Reading Neil MacGregor’s A History of the World in 100 objects, on chapter 91 I came across the concept of ‘deep time’. And deeply troubling it must have been in the 1800s; as people began to come to terms with it.

‘Deep time’, I discover, was the dawning recognition that the world was much much older than people had thought – and far less constant. Prior to ‘deep time’ the world was assumed to be capricious (hence gods) but unchanging (hence the need to pacify them).

The geneticist Steve Jones (who I’ve been fortunate to spend some time with) is quoted thus: 

The biggest transformation since the Enlightenment has been a shift in our attitude to time, the feeling time is effectively infinite, both the time that’s gone and the time that’s to come. It’s worth remembering that the summit of Everest, not long ago in the context of deep time, was at the bottom of the ocean; and some of the best fossils of whales are actually found high in the Himalayas. 

Deep time threw everything up in the air – origins, purpose and our place not just in the world; but in those unfathomably vast aeons of time and the unimaginably vast expanse of the universe. We went from the centre of everything to tiny, transient and trivial.

Faced with this reality I’ve often cheered myself up with the thought that bits of me were formed in stars. And I read somewhere once, we all have some molecules in us which were once in Julius Caesar and Napoleon. 

Nice therefore to read an entire feature in the New Scientist, predicated on exactly this; the calcium atom formed in a star which is now in our bodies, the water in our blood which was once in a dinosaur etc. But the one which sparked my imagination was Stephen Battersby’s story of the iron ion formed in a supernova. 

I pick up the iron nucleus’s journey, here, as it is spat out from the periphery of a large black hole: 

By the time our iron nucleus leaves this maelstrom, it has an energy of about 8 joules, millions of times greater than anything Earth’s Large Hadron Collider can provide. Now at about 99.9999999999999999 per cent of the speed of light. It is flung out of its native galaxy into the emptiness of intergalactic space.

As the iron nucleus wanders between galaxies, pulled this way and that by magnetic fields, its view of the universe is a strange one. At this ludicrous speed, the effects of relativity compress faint starlight from all directions into a single point dead ahead. Relativity also does strange things to time. While the nucleus is travelling, the universe around it ages by 200 million years. In another distant galaxy, Earth’s sun completes one lazy orbit of the Milky Way, dinosaurs proliferate, continents split and rejoin. But to the speeding nucleus, the whole trip takes about 10 weeks.

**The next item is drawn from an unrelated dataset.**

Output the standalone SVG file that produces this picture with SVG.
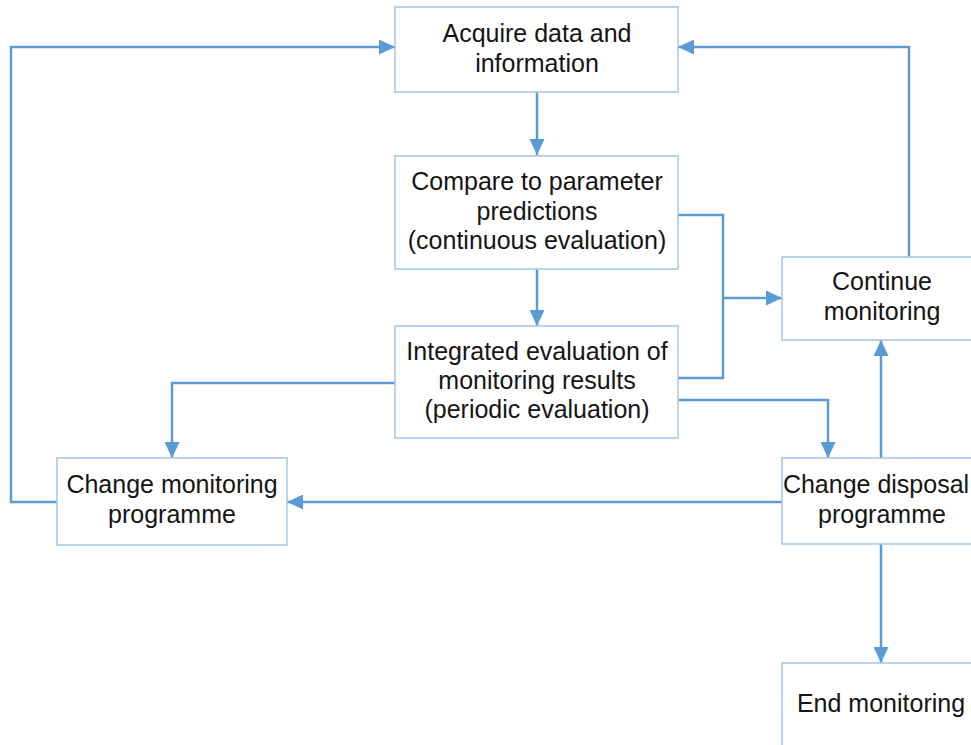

On the last day of its intergalactic holiday, our traveller finally approaches the Milky Way’s messy spiral. It heads towards a type G2 dwarf star, and a planet where the dinosaurs are now long dead. According to onboard time, the iron nucleus passes Pluto just 16 microseconds before it reaches Earth. When it arrives here we call it an ultra-high-energy cosmic ray.

The wispy gases of our upper atmosphere present a barrier far more challenging than anything it has encountered so far. The iron nucleus hits a nucleus of nitrogen, and the extreme energy of the collision not only obliterates both, but creates a blast of pions and muons and other subatomic particles, each with enough energy to do the same again to another nucleus, generating a shower of ionising radiation that cascades down through the atmosphere. 

Some of these particle will hit an airliner, slightly increasing the radiation dose of passengers and crew. Some may help trigger the formation of water droplets in a cloud – perhaps even help spark a lightning bolt. Some will find their way into living cells, and one will tweak an animal’s genes, spurring on the slow march of evolution. But it is very likely that nobody will even notice as the atmosphere scatters the ashes of an exceptional traveller that once flirted with a black hole in the faraway Virgo Cluster.

Remarkable. When I had the chance in 2011 to spend a couple of hours with Sergei Krikalev (at that time the cosmonaut who had spent the most time in space) he told me you typically see eight to ten scintillations in your eyes every minute in orbit – little flashes in your vision – which are the cosmic rays punching through your eyeballs.

But the story of an iron nucleus would surely seem as far fetched to a person in 1815, as the things they believed then may sound to us now. A reminder that deep time for us, is only 200 years old – just a blink (or twinkle) of the eye for a cosmic ray.

A History of the World in 100 Objects is worth a ‘relevant complexity’ chapter all by itself. Pretty much every object tells a surprising tale from the past, and has had an extraordinary journey of its own. A tour de force: so much to learn, discover and enjoy.